The order, which was approved by the House, permits the temporary suspension of the fiscal rules for an initial period of one year based on the provisions of the law. Where an extension is warranted, the finance ministry will present the case to the Parliament.
Williams pointed out that the economy was “surging” before Melissa hit. She said real GDP is now projected to decline by 4.3 per cent for fiscal year 2025/26 compared to the growth forecast of 2.2 per cent presented in the Fiscal Policy Paper in February this year.
For the medium term, real GDP growth is projected to average in the range of 1-2 per cent as the economy recovers from the contraction projected for the current fiscal year.
“We also expect inflation to stabilise within the target range of 4-6 per cent,” added Williams.

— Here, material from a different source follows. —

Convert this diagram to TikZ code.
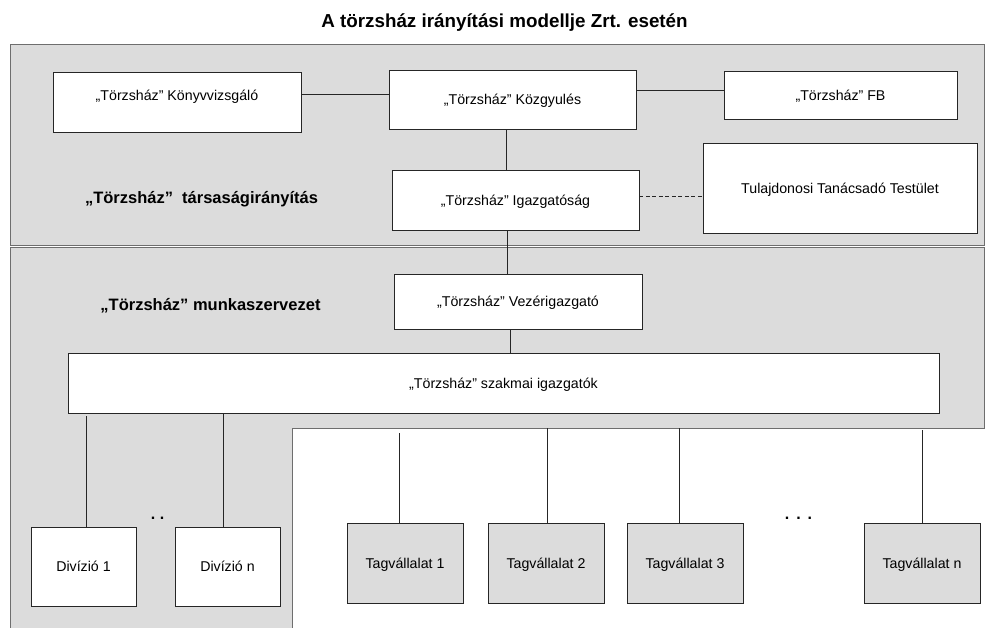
\documentclass[tikz,border=0pt]{standalone}
\usepackage{fontspec}
\setmainfont{Liberation Sans}
\definecolor{panelgray}{HTML}{DCDCDC}
\definecolor{edgegray}{HTML}{6E6E6E}
\definecolor{boxedge}{HTML}{262626}
\begin{document}
\begin{tikzpicture}[x=1pt,y=-1pt,
  box/.style={draw=boxedge,line width=0.9pt,fill=white,inner sep=0pt,
    text height=10pt,text depth=0pt,font=\fontsize{14.2}{16}\selectfont},
  graybox/.style={box,fill=panelgray},
  lbl/.style={inner sep=0pt,text height=10pt,text depth=0pt,font=\fontsize{14.2}{16}\selectfont},
  section/.style={inner sep=0pt,anchor=base,font=\fontsize{16.5}{18}\selectfont\bfseries},
  dots/.style={inner sep=0pt,anchor=base,font=\fontsize{16}{18}\selectfont\bfseries},
  link/.style={draw=boxedge,line width=0.9pt},
  panel/.style={draw=edgegray,line width=1pt,fill=panelgray}]
\useasboundingbox (0,0) rectangle (985,627);
\clip (0,0) rectangle (985,627);

% title
\node[inner sep=0pt,anchor=base,font=\fontsize{18.8}{20}\selectfont\bfseries]
  (title) at (504.5,27) {A törzsház irányítási modellje Zrt. esetén};

% corporate governance panel
\path[panel] (10.7,44) rectangle (984,245);
% working organisation panel (L-shaped)
\path[panel] (10.7,640) -- (10.7,247) -- (984,247) -- (984,428) -- (292,428) -- (292,640);
\coordinate (pbot) at (0,428);

\node[section] (govlbl) at (201.5,203) {„Törzsház”\ \ társaságirányítás};
\node[section] (orglbl) at (210.5,310) {„Törzsház” munkaszervezet};

% governance bodies
\node[box,minimum width=248pt,minimum height=60pt] (kv) at (177,102) {};
\node[lbl] (kvt) at ([yshift=7pt]kv.center) {„Törzsház” Könyvvizsgáló};
\node[box,minimum width=247pt,minimum height=59pt] (kgy) at (512.5,99.5) {„Törzsház” Közgyulés};
\node[box,minimum width=233pt,minimum height=48pt] (fb) at (840.5,95) {„Törzsház” FB};
\node[box,minimum width=247pt,minimum height=60pt] (igaz) at (515.5,200) {„Törzsház” Igazgatóság};
\node[box,minimum width=274pt,minimum height=90pt] (tul) at (840,188) {Tulajdonosi Tanácsadó Testület};

% management
\node[box,minimum width=248pt,minimum height=55pt] (vez) at (518,301.5) {„Törzsház” Vezérigazgató};
\node[box,minimum width=871pt,minimum height=60pt] (szak) at (503.5,383) {„Törzsház” szakmai igazgatók};

% divisions and member companies
\node[box,minimum width=105pt,minimum height=79pt] (d1) at (83.5,566.5) {Divízió 1};
\node[box,minimum width=105pt,minimum height=79pt] (dn) at (227.5,566.5) {Divízió n};
\node[graybox,minimum width=116pt,minimum height=80pt] (t1) at (405,563) {Tagvállalat 1};
\node[graybox,minimum width=116pt,minimum height=80pt] (t2) at (546,563) {Tagvállalat 2};
\node[graybox,minimum width=116pt,minimum height=80pt] (t3) at (685,563) {Tagvállalat 3};
\node[graybox,minimum width=116pt,minimum height=80pt] (tn) at (922,563) {Tagvállalat n};

\node[dots] (ddots) at (157.5,519) {.\hspace{4.5pt}.};
\node[dots] (tdots) at (798.5,519) {.\hspace{7pt}.\hspace{7pt}.};

% connectors
\draw[link] ([yshift=8pt]kv.east) -- ([yshift=8pt]kv.east -| kgy.west);
\draw[link] ([yshift=5pt]fb.west -| kgy.east) -- ([yshift=5pt]fb.west);
\draw[link] ([xshift=-6.5pt]kgy.south) -- ([xshift=-6.5pt]kgy.south |- igaz.north);
\draw[link,dashed,dash pattern=on 4pt off 2.5pt] ([yshift=4pt]igaz.east) -- ([yshift=4pt]igaz.east -| tul.west);
\draw[link] ([xshift=-8.5pt]igaz.south) -- ([xshift=-8.5pt]igaz.south |- vez.north);
\draw[link] ([xshift=-8pt]vez.south) -- ([xshift=-8pt]vez.south |- szak.north);
\draw[link] ([xshift=2.5pt]d1.north) -- ([xshift=2.5pt,yshift=-3pt]d1.north |- szak.south);
\draw[link] ([xshift=-4.5pt]dn.north) -- ([xshift=-4.5pt]dn.north |- szak.south);
\draw[link] ([xshift=-6pt]t1.north) -- ([xshift=-6pt,yshift=-5pt]t1.north |- pbot);
\draw[link] ([xshift=1pt]t2.north) -- ([xshift=1pt]t2.north |- pbot);
\draw[link] ([xshift=-6pt]t3.north) -- ([xshift=-6pt]t3.north |- pbot);
\draw[link] (tn.north) -- ([yshift=-2pt]tn.north |- pbot);
\end{tikzpicture}
\end{document}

In the external sector, the current account as a percentage of GDP is expected to remain in surplus, averaging about 0.7 per cent over the three years following fiscal year 2025/26.
Significantly, the debt-to-GDP ratio is projected to increase to 68.2 per cent by the end of the current fiscal year. This is up from 62.4 per cent at the end of fiscal year 2024/25 and Williams noted that before Melissa the country was on a path to have a debt-to-GDP ratio of 60 per cent of GDP by the end of the fiscal year, which would have been two years earlier than planned.
The finance minister said that in the medium term, starting in 2026/27, the projection is that the debt-to-GDP ratio will again begin to decline, “and we’re expecting to see that at 66.1 per cent and then to 63.8 per cent followed by 63.4 per cent in fiscal year 2028/29, settling out at 64.2 per cent by fiscal year 2029/30.